Their mission is simple: keep cricket’s soul but ditch the baggage. “Cricket must evolve with time while remaining true to its spirit,” they say—and for once, it doesn’t sound like marketing fluff. Former Rajasthan Royals CEO Michael Fordham has already joined as Chief Operating Officer, proof that this thing has legs and isn’t just another PowerPoint fantasy.

So What Is Test Twenty, Exactly?

Here’s the meat of it:

  • 80 overs total
  • Two innings, 20 overs each per team
  • Scores carry over between innings
  • Wins, losses, ties, or draws are all still possible
  • Test and T20 rules combined—with tweaks for pace

In short, it revives the lost arts of innings building, tactical patience, and bowling strategy—without asking modern audiences to sacrifice a week of their lives to watch it. Every over counts, every decision matters, and broadcasters won’t need to pad six hours of dead air with rain delays and stories about pigeons at Lord’s.

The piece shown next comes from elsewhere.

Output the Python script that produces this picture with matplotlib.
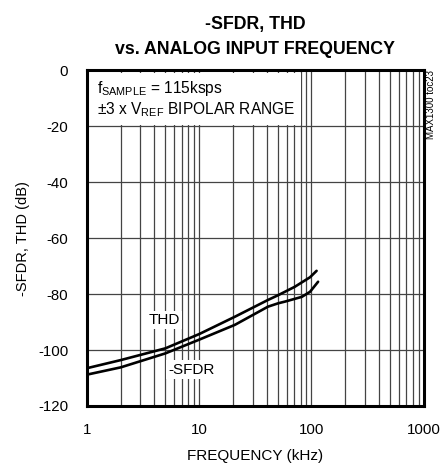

A Youth Revolution—Not Just a League

Watching is one thing. Building the future is another—and Test Twenty wants to become cricket’s global talent factory. Its Junior Test Twenty Championship (JTTC) will run across 50+ countries, scouting players aged 13 to 19. No nepotism, no regional bias—selection is purely data and merit-based, feeding into franchise auctions.

And those franchises? The first season lands in January 2026 with six global teams—Dubai, London, a U.S. city, plus three Indian franchises still to be announced. Each team will be backed by a next-gen celebrity stakeholder, because of course they will—this is modern sport, after all.

De Villiers Backs It—Hard

AB de Villiers doesn’t just lend his name; he’s fully behind it: “I genuinely believe this fourth format can add a new dimension to our game. Many of us have enjoyed the T20 format over the years, but we still hold particular affection for Test cricket – and we want it to be played and enjoyed forever.

This new format strikes me as a thoughtful and smart solution. Test Twenty is not trying to replace Test cricket in any way – it seeks to refine it, even to reimagine it for the next generation. I believe it will work. Test20 will reward resilience and flair, endurance and power – the best of both formats, the best of both worlds, a new horizon.”

AB doesn’t waste his words. If he thinks this has a heartbeat, you listen.

Test Twenty may not please everyone—what truly innovative idea ever does? But cricket has spent too long sitting on the fence, watching other sports sprint past it. This format doesn’t just want a slice of the future—it wants to build it.